Hindered by Allied air supremacy and a large-scale uprising by the French Resistance, the weak German forces were swiftly defeated. The Germans withdrew to the north through the Rhône valley, to establish a stable defense line at Dijon. Allied mobile units were able to overtake the Germans and partially block their route at the town of Montélimar. The ensuing battle led to a stalemate, with neither side able to achieve a decisive breakthrough, until the Germans were finally able to complete their withdrawal and retreat from the town. While the Germans were retreating, the French managed to capture the important ports of Marseille and Toulon, soon putting them into operation.

The Germans were not able to hold Dijon and ordered a complete withdrawal from Southern France. Army Group G retreated further north, pursued by Allied forces. The fighting ultimately came to a stop at the Vosges mountains, where Army Group G was finally able to establish a stable defense line. After meeting with the Allied units from Operation Overlord, the Allied forces were in need of reorganizing and, facing stiffened German resistance, the offensive was halted on 14 September. Operation Dragoon was considered a success by the Allies. It enabled them to liberate most of Southern France in just four weeks while inflicting heavy casualties on the German forces, although a substantial part of the best German units were able to escape. The captured French ports were put into operation, allowing the Allies to solve their supply problems quickly.

Operation Dragoon was considered a success by the Allied forces. It enabled them to liberate most of southern France in only four weeks, while inflicting heavy casualties on the German forces. However, the Allies failed to cut off the most valuable units of the retreating Army Group G, which retreated over a distance of 800 km (500 mi) in good order, into the Vosges Mountains on the German border, with the capability of continuing the fight. The main reason for the failure to capture or destroy Army Group G was the Allied shortage of fuel, which began soon after the landing. The Allies had not anticipated the speed of their own advance, so could not adequately provide supplies and logistics to the leading Allied units.

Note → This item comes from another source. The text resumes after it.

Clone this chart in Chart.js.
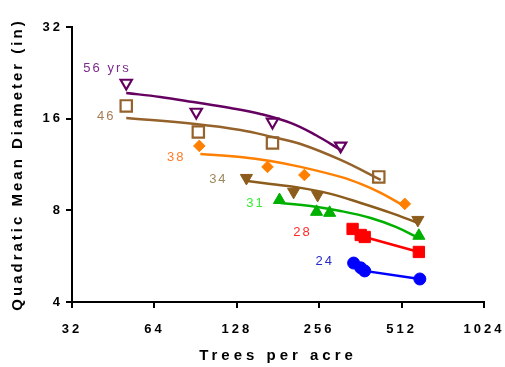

A significant benefit of Operation Dragoon was the use of the port facilities in southern France, especially the large ports at Marseille and Toulon. After Operation Cobra and Operation Dragoon, the Allied advance slowed almost to a halt in September due to a critical lack of supplies. The ports were quickly brought back into service, together with the railroad system in southern France. Thereafter, large quantities of supplies could be moved north to ease the supply situation. In October, 524,894 tons of supplies were unloaded, which was more than one-third of the Allied cargo shipped to the Western front.

Operation Dragoon also had political implications. Two days after the landing, the Germans proceeded to dismantle the French State. Members of the Sicherheitsdienst stormed French government institutions and moved French officials, including Philippe Pétain, to Belfort in Eastern France. Later, they were moved to Sigmaringen in Germany, where they acted as a government in exile. With the collapse of the Vichy regime, troops of the Provisional Government of the French Republic re-established control of the French political institutions.[76] Antony Beevor comments, "The landings in the south of France prompted a rapid German withdrawal and thus reduced the damage and suffering done to France."

Despite these successes, criticism of Dragoon was made by some Allied generals and contemporary commentators such as Bernard Montgomery, Arthur R. Wilson and Chester Wilmot in the aftermath, mostly because of its geostrategic implications. Dragoon was argued to have diverted highly experienced men and much-needed materiel away from the continuing fighting at the Western front that could have been used, instead, to bolster the Italian front or to hasten the advance towards the Rhine by the Overlord forces. The resulting loss of momentum gave Stalin on the Eastern Front a free hand to pursue his offensive efforts with more determination, allowing him to win the race towards Berlin and occupy the Balkans. Dragoon, therefore, had consequences reaching into the Cold War.